§ What to produce
Skip every image and restate the data word for word.

########

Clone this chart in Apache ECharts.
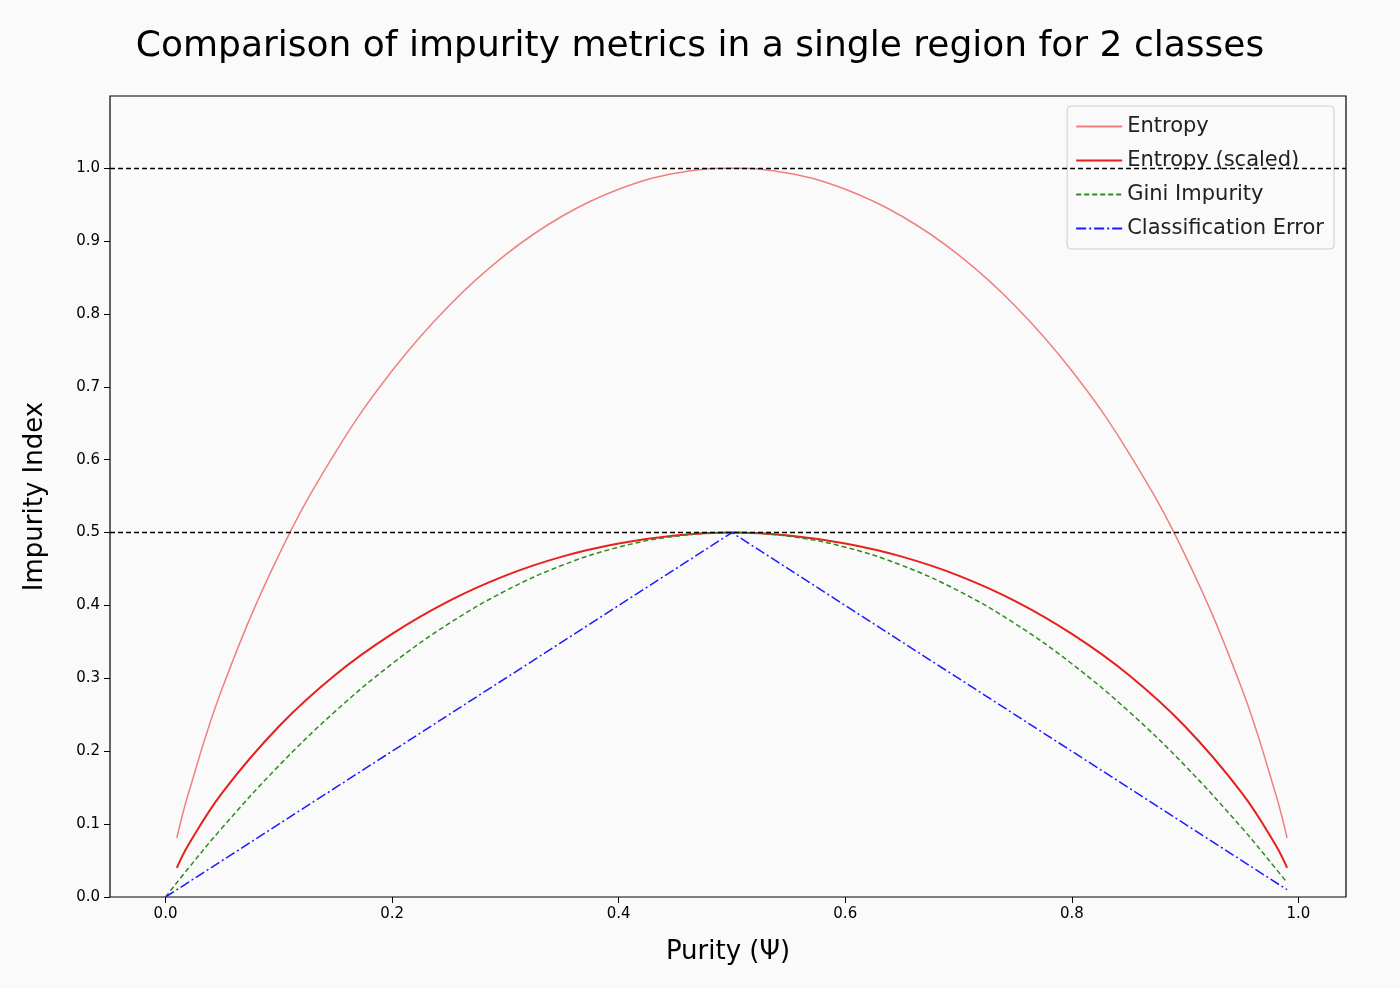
<!DOCTYPE html>
<html>
<head>
<meta charset="utf-8" />
<title>impurity</title>
<script src="https://cdn.jsdelivr.net/npm/echarts@6/dist/echarts.min.js"></script>
</head>
<body style="margin:0;background:#fafafa;">
<div id="chart" style="width:1400px;height:988px;"></div>
<script>
// purity values
var xs = [0.01, 0.02, 0.05, 0.1, 0.15, 0.2, 0.25, 0.3, 0.35, 0.4, 0.45, 0.5,
          0.55, 0.6, 0.65, 0.7, 0.75, 0.8, 0.85, 0.9, 0.95, 0.98, 0.99];
var entropy = [0.081, 0.141, 0.286, 0.469, 0.610, 0.722, 0.811, 0.881, 0.934, 0.971, 0.993, 1.0,
               0.993, 0.971, 0.934, 0.881, 0.811, 0.722, 0.610, 0.469, 0.286, 0.141, 0.081];
var entropyScaled = [0.040, 0.071, 0.143, 0.234, 0.305, 0.361, 0.406, 0.441, 0.467, 0.485, 0.496, 0.5,
                     0.496, 0.485, 0.467, 0.441, 0.406, 0.361, 0.305, 0.234, 0.143, 0.071, 0.040];
var giniX = [0.0, 0.02, 0.05, 0.1, 0.15, 0.2, 0.25, 0.3, 0.35, 0.4, 0.45, 0.5,
             0.55, 0.6, 0.65, 0.7, 0.75, 0.8, 0.85, 0.9, 0.95, 0.98, 0.99];
var gini = [0.0, 0.039, 0.095, 0.18, 0.255, 0.32, 0.375, 0.42, 0.455, 0.48, 0.495, 0.5,
            0.495, 0.48, 0.455, 0.42, 0.375, 0.32, 0.255, 0.18, 0.095, 0.039, 0.0198];
var errX = [0.0, 0.5, 0.99];
var err = [0.0, 0.5, 0.01];
var xTicks = [0, 0.2, 0.4, 0.6, 0.8, 1.0];
var yTicks = [0, 0.1, 0.2, 0.3, 0.4, 0.5, 0.6, 0.7, 0.8, 0.9, 1.0];

function pairs(x, y) {
  var out = [];
  for (var i = 0; i < x.length; i++) out.push([x[i], y[i]]);
  return out;
}

var chart = echarts.init(document.getElementById('chart'));
var option = {
  backgroundColor: '#fafafa',
  animation: false,
  title: {
    text: 'Comparison of impurity metrics in a single region for 2 classes',
    left: 'center', top: 24,
    textStyle: {fontFamily: 'DejaVu Sans', fontSize: 36, fontWeight: 'normal', color: '#000'}
  },
  legend: {
    orient: 'vertical', right: 66, top: 106,
    backgroundColor: '#fafafa', borderColor: '#ccc', borderWidth: 1, borderRadius: 4,
    padding: [10, 10, 10, 8], itemGap: 13, itemWidth: 46, itemHeight: 22,
    itemStyle: {opacity: 0},
    textStyle: {fontFamily: 'DejaVu Sans', fontSize: 21, color: '#222'},
    data: ['Entropy', 'Entropy (scaled)', 'Gini Impurity', 'Classification Error']
  },
  grid: {left: 110, right: 54, top: 96, bottom: 91, show: true, borderColor: '#000', borderWidth: 1.2, backgroundColor: '#fafafa'},
  xAxis: {
    type: 'value', min: -0.049, max: 1.042,
    name: 'Purity (Ψ)', nameLocation: 'middle', nameGap: 42,
    nameTextStyle: {fontFamily: 'DejaVu Sans', fontSize: 26, color: '#000'},
    axisLine: {show: false, onZero: false},
    axisTick: {show: true, customValues: xTicks, length: 6, lineStyle: {color: '#000'}},
    axisLabel: {customValues: xTicks, formatter: function (v) { return v.toFixed(1); },
      fontFamily: 'DejaVu Sans', fontSize: 15, color: '#000', margin: 10},
    splitLine: {show: false}
  },
  yAxis: {
    type: 'value', min: 0, max: 1.099,
    name: 'Impurity Index', nameLocation: 'middle', nameGap: 62,
    nameTextStyle: {fontFamily: 'DejaVu Sans', fontSize: 26, color: '#000'},
    axisLine: {show: false, onZero: false},
    axisTick: {show: true, customValues: yTicks, length: 6, lineStyle: {color: '#000'}},
    axisLabel: {customValues: yTicks, formatter: function (v) { return v.toFixed(1); },
      fontFamily: 'DejaVu Sans', fontSize: 15, color: '#000', margin: 10},
    splitLine: {show: false}
  },
  series: [
    {
      name: 'Entropy', type: 'line', smooth: 0.4, symbol: 'none',
      data: pairs(xs, entropy),
      itemStyle: {color: '#f08080'},
      lineStyle: {color: '#f08080', width: 1.5},
      markLine: {
        silent: true, symbol: 'none', label: {show: false},
        lineStyle: {color: '#000', type: [5, 3], width: 1.3},
        data: [{yAxis: 0.5}, {yAxis: 1.0}]
      }
    },
    {
      name: 'Entropy (scaled)', type: 'line', smooth: 0.4, symbol: 'none',
      data: pairs(xs, entropyScaled),
      itemStyle: {color: '#e8201c'},
      lineStyle: {color: '#e8201c', width: 2}
    },
    {
      name: 'Gini Impurity', type: 'line', smooth: 0.4, symbol: 'none',
      data: pairs(giniX, gini),
      itemStyle: {color: '#2e8b20'},
      lineStyle: {color: '#2e8b20', width: 1.5, type: [5, 3]}
    },
    {
      name: 'Classification Error', type: 'line', symbol: 'none',
      data: pairs(errX, err),
      itemStyle: {color: '#1a1aff'},
      lineStyle: {color: '#1a1aff', width: 1.5, type: [10, 3, 2, 3]}
    }
  ]
};
chart.setOption(option);
</script>
</body>
</html>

########

§ Final answer
Clone this chart in Apache ECharts.
<!DOCTYPE html>
<html>
<head>
<meta charset="utf-8" />
<title>impurity</title>
<script src="https://cdn.jsdelivr.net/npm/echarts@6/dist/echarts.min.js"></script>
</head>
<body style="margin:0;background:#fafafa;">
<div id="chart" style="width:1400px;height:988px;"></div>
<script>
// purity values
var xs = [0.01, 0.02, 0.05, 0.1, 0.15, 0.2, 0.25, 0.3, 0.35, 0.4, 0.45, 0.5,
          0.55, 0.6, 0.65, 0.7, 0.75, 0.8, 0.85, 0.9, 0.95, 0.98, 0.99];
var entropy = [0.081, 0.141, 0.286, 0.469, 0.610, 0.722, 0.811, 0.881, 0.934, 0.971, 0.993, 1.0,
               0.993, 0.971, 0.934, 0.881, 0.811, 0.722, 0.610, 0.469, 0.286, 0.141, 0.081];
var entropyScaled = [0.040, 0.071, 0.143, 0.234, 0.305, 0.361, 0.406, 0.441, 0.467, 0.485, 0.496, 0.5,
                     0.496, 0.485, 0.467, 0.441, 0.406, 0.361, 0.305, 0.234, 0.143, 0.071, 0.040];
var giniX = [0.0, 0.02, 0.05, 0.1, 0.15, 0.2, 0.25, 0.3, 0.35, 0.4, 0.45, 0.5,
             0.55, 0.6, 0.65, 0.7, 0.75, 0.8, 0.85, 0.9, 0.95, 0.98, 0.99];
var gini = [0.0, 0.039, 0.095, 0.18, 0.255, 0.32, 0.375, 0.42, 0.455, 0.48, 0.495, 0.5,
            0.495, 0.48, 0.455, 0.42, 0.375, 0.32, 0.255, 0.18, 0.095, 0.039, 0.0198];
var errX = [0.0, 0.5, 0.99];
var err = [0.0, 0.5, 0.01];
var xTicks = [0, 0.2, 0.4, 0.6, 0.8, 1.0];
var yTicks = [0, 0.1, 0.2, 0.3, 0.4, 0.5, 0.6, 0.7, 0.8, 0.9, 1.0];

function pairs(x, y) {
  var out = [];
  for (var i = 0; i < x.length; i++) out.push([x[i], y[i]]);
  return out;
}

var chart = echarts.init(document.getElementById('chart'));
var option = {
  backgroundColor: '#fafafa',
  animation: false,
  title: {
    text: 'Comparison of impurity metrics in a single region for 2 classes',
    left: 'center', top: 24,
    textStyle: {fontFamily: 'DejaVu Sans', fontSize: 36, fontWeight: 'normal', color: '#000'}
  },
  legend: {
    orient: 'vertical', right: 66, top: 106,
    backgroundColor: '#fafafa', borderColor: '#ccc', borderWidth: 1, borderRadius: 4,
    padding: [10, 10, 10, 8], itemGap: 13, itemWidth: 46, itemHeight: 22,
    itemStyle: {opacity: 0},
    textStyle: {fontFamily: 'DejaVu Sans', fontSize: 21, color: '#222'},
    data: ['Entropy', 'Entropy (scaled)', 'Gini Impurity', 'Classification Error']
  },
  grid: {left: 110, right: 54, top: 96, bottom: 91, show: true, borderColor: '#000', borderWidth: 1.2, backgroundColor: '#fafafa'},
  xAxis: {
    type: 'value', min: -0.049, max: 1.042,
    name: 'Purity (Ψ)', nameLocation: 'middle', nameGap: 42,
    nameTextStyle: {fontFamily: 'DejaVu Sans', fontSize: 26, color: '#000'},
    axisLine: {show: false, onZero: false},
    axisTick: {show: true, customValues: xTicks, length: 6, lineStyle: {color: '#000'}},
    axisLabel: {customValues: xTicks, formatter: function (v) { return v.toFixed(1); },
      fontFamily: 'DejaVu Sans', fontSize: 15, color: '#000', margin: 10},
    splitLine: {show: false}
  },
  yAxis: {
    type: 'value', min: 0, max: 1.099,
    name: 'Impurity Index', nameLocation: 'middle', nameGap: 62,
    nameTextStyle: {fontFamily: 'DejaVu Sans', fontSize: 26, color: '#000'},
    axisLine: {show: false, onZero: false},
    axisTick: {show: true, customValues: yTicks, length: 6, lineStyle: {color: '#000'}},
    axisLabel: {customValues: yTicks, formatter: function (v) { return v.toFixed(1); },
      fontFamily: 'DejaVu Sans', fontSize: 15, color: '#000', margin: 10},
    splitLine: {show: false}
  },
  series: [
    {
      name: 'Entropy', type: 'line', smooth: 0.4, symbol: 'none',
      data: pairs(xs, entropy),
      itemStyle: {color: '#f08080'},
      lineStyle: {color: '#f08080', width: 1.5},
      markLine: {
        silent: true, symbol: 'none', label: {show: false},
        lineStyle: {color: '#000', type: [5, 3], width: 1.3},
        data: [{yAxis: 0.5}, {yAxis: 1.0}]
      }
    },
    {
      name: 'Entropy (scaled)', type: 'line', smooth: 0.4, symbol: 'none',
      data: pairs(xs, entropyScaled),
      itemStyle: {color: '#e8201c'},
      lineStyle: {color: '#e8201c', width: 2}
    },
    {
      name: 'Gini Impurity', type: 'line', smooth: 0.4, symbol: 'none',
      data: pairs(giniX, gini),
      itemStyle: {color: '#2e8b20'},
      lineStyle: {color: '#2e8b20', width: 1.5, type: [5, 3]}
    },
    {
      name: 'Classification Error', type: 'line', symbol: 'none',
      data: pairs(errX, err),
      itemStyle: {color: '#1a1aff'},
      lineStyle: {color: '#1a1aff', width: 1.5, type: [10, 3, 2, 3]}
    }
  ]
};
chart.setOption(option);
</script>
</body>
</html>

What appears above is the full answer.